Art major George Bailey Jr., who hopes to become a graphic designer, pored over the job offerings in The Washington Post last Sunday. What experience did employers seek? Knowledge of Quark, a leading desktop design software. Tech's art department does not teach that program. Bailey is learning how to use it on his own.

"Unfortunately," he said, "some of the things that are being taught are quite obsolete."

For her part, Roanoke geology major Channon Jones was feeling self-satisfied one breezy day last week. She had just managed to beat back the system, emerging victorious from her own particular budget-cut-related battle.

"My major lost its field camp," she said. That meant financial aid from Tech to cover the $2,000 expense was gone, and students were left to take the required offerings elsewhere. Jones had just managed to get her department to come up with an alternative field studies program for her next semester.

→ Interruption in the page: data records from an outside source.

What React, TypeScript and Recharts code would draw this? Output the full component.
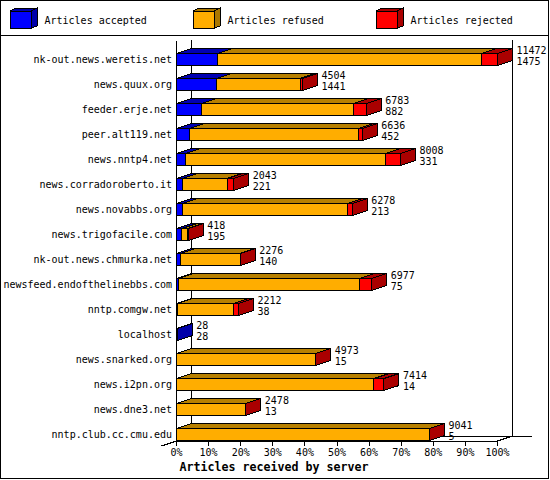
import React from "react";
import { BarChart, Bar, XAxis, YAxis, Legend, usePlotArea } from "recharts";

const servers = [
  "nk-out.news.weretis.net", "news.quux.org", "feeder.erje.net", "peer.alt119.net",
  "news.nntp4.net", "news.corradoroberto.it", "news.novabbs.org", "news.trigofacile.com",
  "nk-out.news.chmurka.net", "newsfeed.endofthelinebbs.com", "nntp.comgw.net", "localhost",
  "news.snarked.org", "news.i2pn.org", "news.dne3.net", "nntp.club.cc.cmu.edu",
];
const totals = [11472, 4504, 6783, 6636, 8008, 2043, 6278, 418, 2276, 6977, 2212, 28, 4973, 7414, 2478, 9041];
const accepted = [1475, 1441, 882, 452, 331, 221, 213, 195, 140, 75, 38, 28, 15, 14, 13, 5];
const refused = [9436, 2973, 5458, 6066, 7130, 1584, 5910, 213, 2131, 6462, 1994, 0, 4953, 7043, 2460, 9031];
const rejected = [561, 90, 443, 118, 547, 238, 155, 10, 5, 440, 180, 0, 5, 357, 5, 5];
const percentTicks = [0, 10, 20, 30, 40, 50, 60, 70, 80, 90, 100];
const axisMax = 11472;

const rows = servers.map((server, i) => ({
  server,
  total: totals[i],
  accepted: accepted[i],
  refused: refused[i],
  rejected: rejected[i],
}));

const MONO = "'DejaVu Sans Mono', monospace";
const DX = 15;
const DY = 5;
const BAR_SHIFT = 5.5;

const COLORS: Record<string, { front: string; top: string; side: string }> = {
  "#0000ff": { front: "#0000ff", top: "#0000b3", side: "#0000aa" },
  "#ffad00": { front: "#ffad00", top: "#b88000", side: "#aa7700" },
  "#ff0000": { front: "#ff0000", top: "#aa0000", side: "#aa0000" },
};

function Block({ x, y, width, height, fill }: any) {
  const c = COLORS[fill];
  const yy = y + BAR_SHIFT;
  return (
    <g stroke="#000" strokeWidth={1} shapeRendering="crispEdges" strokeLinejoin="miter">
      <polygon fill={c.top} points={`${x},${yy} ${x + DX},${yy - DY} ${x + width + DX},${yy - DY} ${x + width},${yy}`} />
      <polygon fill={c.side} points={`${x + width},${yy} ${x + width + DX},${yy - DY} ${x + width + DX},${yy + height - DY} ${x + width},${yy + height}`} />
      <rect x={x} y={yy} width={width} height={height} fill={c.front} />
    </g>
  );
}

function SegmentShape(props: any) {
  if (!(props.value?.[1] - props.value?.[0] > 0) && !(props.width > 0)) return <g />;
  return <Block {...props} />;
}

function LastShape(props: any) {
  const { x, y, width, payload } = props;
  const lx = x + width + DX + 4;
  const cy = y + BAR_SHIFT + 6;
  return (
    <g>
      {width > 0 ? <Block {...props} /> : null}
      <text x={lx} y={cy - 9} fontFamily={MONO} fontSize={10} dominantBaseline="central" fill="#000">{payload.total}</text>
      <text x={lx} y={cy + 2} fontFamily={MONO} fontSize={10} dominantBaseline="central" fill="#000">{payload.accepted}</text>
    </g>
  );
}

function BackWall() {
  const p = usePlotArea();
  if (!p) return null;
  const l = p.x;
  const r = p.x + p.width;
  const b = p.y + p.height;
  const t = p.y - 1;
  return (
    <g stroke="#000" strokeWidth={1} fill="none">
      <g shapeRendering="crispEdges">
        <line x1={l + DX} y1={t} x2={l + DX} y2={b - DY} />
        <line x1={r + DX} y1={t} x2={r + DX} y2={b - DY} />
        <line x1={l + DX} y1={b - DY} x2={r + 34} y2={b - DY} />
      </g>
      <line x1={l - DX} y1={b + DY} x2={l + DX} y2={b - DY} shapeRendering="crispEdges" />
      <line x1={r} y1={b} x2={r + DX} y2={b - DY} shapeRendering="crispEdges" />
    </g>
  );
}

function YTick({ x, y, payload }: any) {
  return (
    <text x={x + 3.5} y={y + BAR_SHIFT} textAnchor="end" dominantBaseline="central" fontFamily={MONO} fontSize={10} fill="#000">
      {payload.value}
    </text>
  );
}

function LegendContent({ payload }: any) {
  return (
    <div style={{ position: "relative", width: 550, height: 0 }}>
      {(payload || []).map((item: any, i: number) => {
        const c = COLORS[item.color];
        const left = 10 + i * 183;
        return (
          <React.Fragment key={item.value}>
            <svg width={30} height={24} style={{ position: "absolute", left: left - 1, top: 6 }}>
              <g stroke="#000" strokeWidth={1} shapeRendering="crispEdges">
                <polygon fill={c.side} points="22,5 28,2 28,20 22,22" />
                <polygon fill={c.side} points="1,5 7,2 28,2 22,5" />
                <rect x={1} y={5} width={21} height={17} fill={c.front} />
              </g>
            </svg>
            <span style={{ position: "absolute", left: left + 34.5, top: 15, fontFamily: MONO, fontSize: 10, lineHeight: "12px", whiteSpace: "pre", color: "#000" }}>
              {item.value}
            </span>
          </React.Fragment>
        );
      })}
    </div>
  );
}

export default function App() {
  const ticks = percentTicks.map((p) => (p / 100) * axisMax);
  return (
    <div style={{ position: "absolute", left: 0, top: 0, width: 550, height: 480, background: "#fff" }}>
      <BarChart
        width={550}
        height={480}
        data={rows}
        layout="vertical"
        barSize={12}
        margin={{ top: 41, right: 52.5, bottom: 0, left: 0 }}
      >
        <BackWall />
        <XAxis
          type="number"
          domain={[0, axisMax]}
          ticks={ticks}
          interval={0}
          height={39}
          tickSize={5}
          tickMargin={3}
          stroke="#000"
          axisLine={{ shapeRendering: "crispEdges" }}
          tickLine={{ shapeRendering: "crispEdges" }}
          tick={{ fontFamily: MONO, fontSize: 10, fill: "#000" }}
          tickFormatter={(v: number) => `${Math.round((v / axisMax) * 100)}%`}
          label={{
            value: "Articles received by server",
            position: "insideBottom",
            dx: -63,
            dy: -4,
            style: { fontFamily: MONO, fontSize: 11.65, fontWeight: "bold", fill: "#000" },
          }}
        />
        <YAxis
          type="category"
          dataKey="server"
          width={176.5}
          tickLine={false}
          stroke="#000"
          axisLine={{ shapeRendering: "crispEdges" }}
          tick={<YTick />}
          interval={0}
        />
        <Legend
          verticalAlign="top"
          content={<LegendContent />}
          wrapperStyle={{ position: "absolute", left: 0, top: 0, width: 550, height: 0 }}
        />
        <Bar dataKey="accepted" name="Articles accepted" stackId="a" fill="#0000ff" shape={<SegmentShape />} isAnimationActive={false} />
        <Bar dataKey="refused" name="Articles refused" stackId="a" fill="#ffad00" shape={<SegmentShape />} isAnimationActive={false} />
        <Bar dataKey="rejected" name="Articles rejected" stackId="a" fill="#ff0000" shape={<LastShape />} isAnimationActive={false} />
      </BarChart>
      <div style={{ position: "absolute", left: 0, top: 0, width: 549, height: 479, boxSizing: "border-box", border: "1px solid #000", pointerEvents: "none" }} />
      <div style={{ position: "absolute", left: 0, top: 35, width: 549, height: 1, background: "#000" }} />
    </div>
  );
}
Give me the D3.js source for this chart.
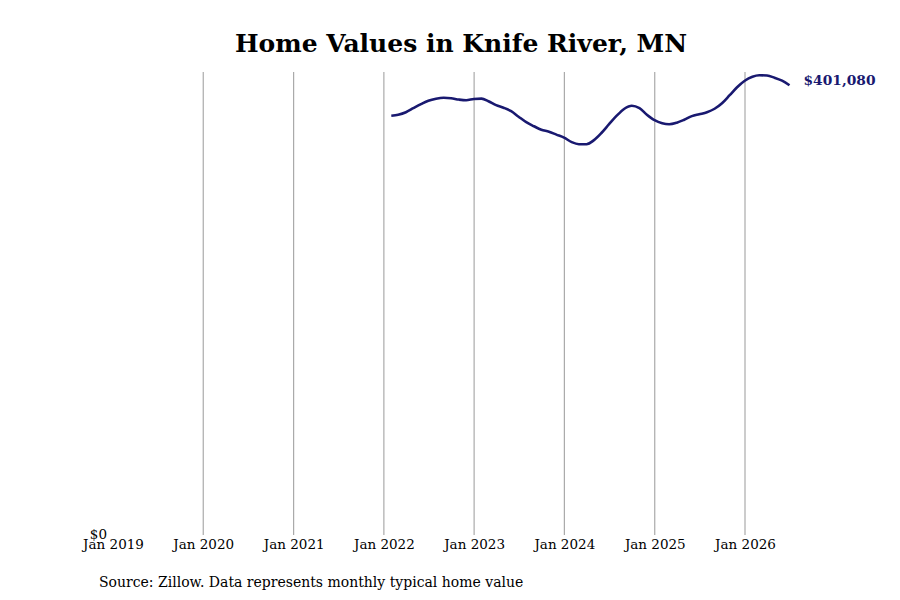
<!DOCTYPE html>
<html>
<head>
<meta charset="utf-8">
<script src="https://cdn.jsdelivr.net/npm/d3@7"></script>
<style>
  body { margin: 0; background: #fff; }
  text { font-family: "DejaVu Serif", serif; }
</style>
</head>
<body>
<div id="chart"></div>
<script>
// monthly typical home value, Jan 2022 - Jun 2026 (end of month)
const startMonth = "2022-01-31";
const values = [
  373900, 374800, 377000, 380600, 384200, 387300, 389100, 389900, 389500, 388300, 387700, 388800,
  389100, 386800, 383300, 381000, 377900, 373000, 368100, 364500, 361400, 359600, 357000, 354300,
  350300, 348500, 348500, 352100, 358700, 366300, 373900, 380100, 382800, 380600, 374800, 369900,
  367200, 366300, 367700, 370300, 373500, 375200, 377000, 380100, 385000, 392200, 399300, 405100,
  408700, 410000, 409700, 407800, 405100, 401080
];
const tickYears = [2019, 2020, 2021, 2022, 2023, 2024, 2025, 2026];
const yTicks = [0];
const title = "Home Values in Knife River, MN";
const source = "Source: Zillow. Data represents monthly typical home value";

const width = 900, height = 600;
const margin = { top: 72, right: 110, bottom: 65, left: 113 };

// build dated series
const start = d3.timeParse("%Y-%m-%d")(startMonth);
const data = values.map((v, i) => ({
  date: d3.timeDay.offset(d3.timeMonth.offset(d3.timeMonth.floor(start), i + 1), -1),
  value: v
}));

const svg = d3.select("#chart").append("svg")
  .attr("width", width)
  .attr("height", height);

const x = d3.scaleTime()
  .domain([new Date(2019, 0, 1), new Date(2026, 0, 1)])
  .range([margin.left, 745]);

const y = d3.scaleLinear()
  .domain([0, d3.max(values) * 1.007])
  .range([height - margin.bottom, margin.top]);

// title
svg.append("text")
  .attr("x", 461)
  .attr("y", 52)
  .attr("text-anchor", "middle")
  .style("font-size", "25px")
  .style("font-weight", "bold")
  .style("fill", "#000")
  .text(title);

// vertical grid lines (skip the first year)
svg.append("g")
  .selectAll("line")
  .data(tickYears.slice(1))
  .join("line")
  .attr("x1", d => x(new Date(d, 0, 1)))
  .attr("x2", d => x(new Date(d, 0, 1)))
  .attr("y1", y.range()[1])
  .attr("y2", y.range()[0])
  .attr("stroke", "#999")
  .attr("stroke-width", 1);

// x axis labels
const xAxis = d3.axisBottom(x)
  .tickValues(tickYears.map(d => new Date(d, 0, 1)))
  .tickFormat(d3.timeFormat("%b %Y"))
  .tickSize(0)
  .tickPadding(4);

svg.append("g")
  .attr("transform", `translate(0,${height - margin.bottom})`)
  .call(xAxis)
  .call(g => g.select(".domain").remove())
  .selectAll("text")
  .style("font-family", "DejaVu Serif, serif")
  .style("font-size", "13.5px")
  .style("fill", "#000");

// y axis label
const yAxis = d3.axisLeft(y)
  .tickValues(yTicks)
  .tickFormat(d => "$" + d3.format(",")(d))
  .tickSize(0)
  .tickPadding(6);

svg.append("g")
  .attr("transform", `translate(${margin.left},-1)`)
  .call(yAxis)
  .call(g => g.select(".domain").remove())
  .selectAll("text")
  .style("font-family", "DejaVu Serif, serif")
  .style("font-size", "13.5px")
  .style("fill", "#000");

// the line
const line = d3.line()
  .x(d => x(d.date))
  .y(d => y(d.value))
  .curve(d3.curveMonotoneX);

svg.append("path")
  .datum(data)
  .attr("d", line)
  .attr("fill", "none")
  .attr("stroke", "#191970")
  .attr("stroke-width", 2.6)
  .attr("stroke-linejoin", "round");

// end label
const last = data[data.length - 1];
svg.append("text")
  .attr("x", x(last.date) + 14)
  .attr("y", y(last.value) - 5)
  .attr("dy", "0.35em")
  .style("font-size", "13.8px")
  .style("font-weight", "bold")
  .style("fill", "#191970")
  .text("$" + d3.format(",")(last.value));

// source note
svg.append("text")
  .attr("x", 99)
  .attr("y", 587)
  .style("font-size", "14px")
  .style("fill", "#000")
  .text(source);
</script>
</body>
</html>
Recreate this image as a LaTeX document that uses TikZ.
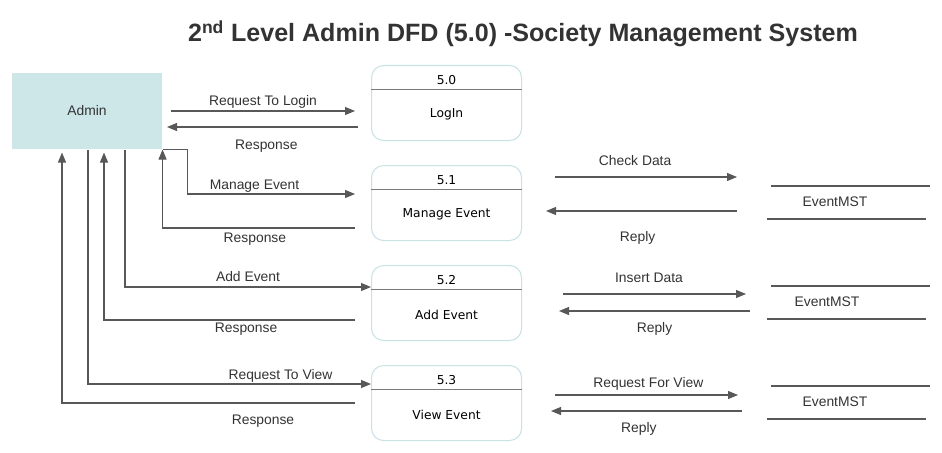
\documentclass[tikz,border=0pt]{standalone}
\usepackage{fontspec}
\setmainfont{Liberation Sans}
\newfontfamily\verd{DejaVu Sans}
\usetikzlibrary{arrows.meta,calc}
\definecolor{adminfill}{RGB}{205,231,233}
\definecolor{procline}{RGB}{200,227,229}
\definecolor{lin}{RGB}{88,88,88}
\definecolor{txt}{RGB}{51,51,51}
\begin{document}
\begin{tikzpicture}[x=0.75pt,y=-0.75pt,
  flow/.style={draw=lin, line width=0.8pt, -{Triangle[length=7.5pt,width=6pt]}},
  lbl/.style={text=txt, font=\fontsize{10.4}{12}\selectfont, inner sep=0},
  proc/.style={draw=procline, line width=0.8pt, rounded corners=9pt, minimum width=112.5pt, minimum height=56.25pt, inner sep=0},
  ptxt/.style={text=black, font=\verd\fontsize{9.2}{11}\selectfont, inner sep=0},
  divider/.style={draw=lin!80, line width=0.7pt},
  store/.style={draw=lin, line width=0.8pt}]
\useasboundingbox (0,0) rectangle (942,453);

% title
\node[text=txt, font=\bfseries\fontsize{18.8}{22}\selectfont, inner sep=0] (title) at (523,34) {2\textsuperscript{nd} Level Admin DFD (5.0) -Society Management System};

% admin
\node[fill=adminfill, minimum width=112.5pt, minimum height=57pt, inner sep=0, anchor=north west] (admin) at (12,73) {};
\node[lbl] (admintxt) at (87,111) {Admin};

% processes
\foreach \n/\y/\num/\name in {p0/65/5.0/LogIn, p1/165/5.1/Manage Event, p2/265/5.2/Add Event, p3/365/5.3/View Event}{
  \node[proc, anchor=north west] (\n) at (371,\y) {};
  \draw[divider] ($(\n.north west)+(0,24)$) -- ($(\n.north east)+(0,24)$);
  \node[ptxt] (\n num) at ($(\n.north)+(0,15)$) {\num};
  \node[ptxt] (\n name) at ($(\n.north)+(0,49.5)$) {\name};
}

% data stores
\foreach \s/\y/\tx in {s1/186/835, s2/286/827, s3/386/835}{
  \draw[store] (771,\y) -- (930,\y);
  \draw[store] (767,\y+33) -- (926,\y+33);
  \node[lbl] (\s) at (\tx,\y+16) {EventMST};
}

% coordinates for left flows
\coordinate (l0a) at (171,111);
\coordinate (l0b) at ($(p0.north west)+(-16,46)$);
\coordinate (l0c) at ($(p0.north west)+(-13,62)$);
\coordinate (l0d) at (167,127);
\coordinate (m1) at ($(p1.north west)+(-16,29)$);
\coordinate (r1) at ($(p1.north west)+(-16,63)$);
\coordinate (a2s) at ($(admin.south west)+(113,0)$);
\coordinate (a2e) at ($(p2.north west)+(0,22)$);
\coordinate (r2) at ($(p2.north west)+(-16,55)$);
\coordinate (r2e) at ($(admin.south west)+(92,3)$);
\coordinate (v3s) at ($(admin.south west)+(76,0)$);
\coordinate (v3e) at ($(p3.north west)+(0,19)$);
\coordinate (r3) at ($(p3.north west)+(-16,38)$);
\coordinate (r3e) at ($(admin.south west)+(50,3)$);

\draw[flow] (l0a) -- (l0b) node[lbl, midway, above=1.5pt] (t1) {Request To Login};
\draw[flow] (l0c) -- (l0d) node[lbl, pos=0.48, below=9.5pt] (t2) {Response};
\draw[flow] (admin.south east) -- ++(25,0) |- (m1) node[lbl, pos=0.70, above=0.8pt] (t3) {Manage Event};
\draw[flow] (r1) -| (admin.south east) node[lbl, pos=0.26, below=3pt] (t4) {Response};
\draw[flow] (a2s) |- (a2e) node[lbl, pos=0.75, above=4pt] (t5) {Add Event};
\draw[flow] (r2) -| (r2e) node[lbl, pos=0.217, below=1.5pt] (t6) {Response};
\draw[flow] (v3s) |- (v3e) node[lbl, pos=0.84, above=1pt] (t7) {Request To View};
\draw[flow] (r3) -| (r3e) node[lbl, pos=0.157, below=8.5pt] (t8) {Response};

% right flows
\coordinate (c1a) at (555,177); \coordinate (c1b) at (737,177);
\coordinate (d1a) at (737,211); \coordinate (d1b) at (546,211);
\coordinate (c2a) at (563,294); \coordinate (c2b) at (746,294);
\coordinate (d2a) at (750,311); \coordinate (d2b) at (559,311);
\coordinate (c3a) at (555,395); \coordinate (c3b) at (738,395);
\coordinate (d3a) at (742,411); \coordinate (d3b) at (551,411);

\draw[flow] (c1a) -- (c1b) node[lbl, pos=0.44, above=8pt] (u1) {Check Data};
\draw[flow] (d1a) -- (d1b) node[lbl, pos=0.52, below=15pt] (u2) {Reply};
\draw[flow] (c2a) -- (c2b) node[lbl, pos=0.47, above=8pt] (u3) {Insert Data};
\draw[flow] (d2a) -- (d2b) node[lbl, pos=0.50, below=8pt] (u4) {Reply};
\draw[flow] (c3a) -- (c3b) node[lbl, pos=0.51, above=3pt] (u5) {Request For View};
\draw[flow] (d3a) -- (d3b) node[lbl, pos=0.54, below=8pt] (u6) {Reply};
\end{tikzpicture}
\end{document}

"I put my foot down," she said. "I can't afford it."

Look for Virginia voters like these on Nov. 7, when those students who've registered to vote will go to the polls with budget-cut war stories on their minds. Look also for the 7,300 or so state employees - faculty and staff alike - who work at Radford University and Virginia Tech. They've watched colleagues take buyouts and bail out, tired of the money drain.

Students and university workers comprise "a fairly substantial constituency in some districts," University of Virginia political analyst Larry Sabato said, referring to communities with universities in their midst. In Western Virginia, that means the New River Valley-based districts where Del. Jim Shuler, D-Blacksburg, is being challenged by Republican Larry Linkous and state Sen. Madison Marye, D-Shawsville, faces Republican Pat Cupp.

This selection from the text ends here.